The hit tv show, The Office, often imitates true office culture. In one episode of The Office, Jim Halpert (John Krasinski) becomes frustrated with his coworker's, Andy Bernard (Ed Helms), need for attention. As a prank, Jim takes Andy’s cell phone and hides it above the office area in the ceiling. Andy's cell phone has the ring tone sound of himself singing all four quartet parts to the song “Rockin’ Robin”. The phone keeps getting called but Andy can’t find his phone anywhere. Andy’s anger builds more and more throughout the episode. Andy has been trying to build a closer friendship with his boss, Michael Scott (Steve Carell) but it created more of an awkwardness instead. Andy approaches Michael about hanging out together on Saturday but it back fires. Michael finally pops and says “No! Stop it! You are going to drive me crazy.” Andy is shocked and offended that Michael is rejecting his bromance love for him. Jim decides to make another call to Andy’s cell phone right after this happens. Andy hears the ring tone which causes him to lecture the entire office staff how it is not funny to mess with people’s stuff. Andy turns around, yells loudly in frustration and punches a hole through the wall with his fist. The office is stunned, and Jim hangs up the phone in disbelief of Andy’s actions. Andy tries to cover up his actions by saying “That was an overreaction. I’m going to the breakroom. Pam, do you need anything? Ok.”
I hope that no one has experienced this exact situation in the office. As a leader, you might have overreacted or you saw someone else do so. My blog title is saying that we all handle stress in different ways. Some people find crying is a way to release the tension they feel. It’s okay to cry. My wife cries when she is feeling frustrated and overwhelmed. Some might laugh because the stress is heavy and it feels like more is piling up. It’s a way to say “Did this just happen?” or “Now this too?!” Again, it’s a way to release the stress. Lastly, I think some leaders need to express their stress with physicalness. This needs to be done in a controlled environment. All three must be done with boundaries and self-control. The TV episode above showed how Andy did not have self-control.
What leads to someone flipping out? I think there are several reasons but ultimately a lack of self-control is the problem. Self-control is defined by Merriam-Webster as “restraint exercised over one’s own impulses, emotions, or desires.” Why is self-control so important as a leader? How can we be sure we show it to our team? I am going to give some tips and explanations to why self-control is critical for a good leader.
This is a phrase that I’ve learned in Sunday School and from many counselors. It’s important to listen to the person and understand the why behind their view. It does not mean you have to agree with that person but it’s important to listen. Sometimes an overreaction will happen because of a knee jerk reaction to the moment. I’ve had plenty of these in my life and many did not make the situation better. Taking time to process the moment, holding off on saying words, can actually give you the advantage to not respond foolishly. I am not saying you can’t respond with your initial thoughts but be sure you give it time to process. Emotions are great but they need to be controlled. This is a great way for a leader to show self-control.

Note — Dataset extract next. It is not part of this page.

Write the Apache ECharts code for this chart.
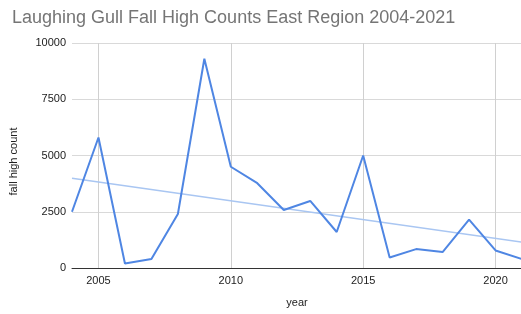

It’s okay to say you need time to process the situation. You can call a time out when you feel your emotions are about to take over. I do not suggest just walking out of the room. That could cause more damage to the situation. Instead, tell the person that this is a lot of information and you need some time to process. I would not let the person leave without knowing when you plan on getting back to them with a response. The key is knowing when you are feeling your emotions start to take over. You will not regret having more time to process but you will regret acting out of anger in the moment.
It’s good to take time to talk through the situation with someone that is not at your company but also a leader. This could be your spouse, a mentor, business leader, etc. Find someone that you are not gossiping with but a person who will be 100% honest with you. Be sure you aren’t finding people that will just side with you because of your friendship. I think talking through the situation with someone not at your company can help avoid a conflict of interest. This is similar to when you are taking a time out but instead of doing internal processing, you are now seeking external advice.
Handling stress is a very difficult thing for all of us. Leaders are called to be better than most because people are following our behavior. More is caught than taught. I think it’s normal to want to laugh, cry or punch a hole through the wall when things become stressful. I hope this blog gives you some encouragement and positive tips on how to navigate through stressful moments with self-control.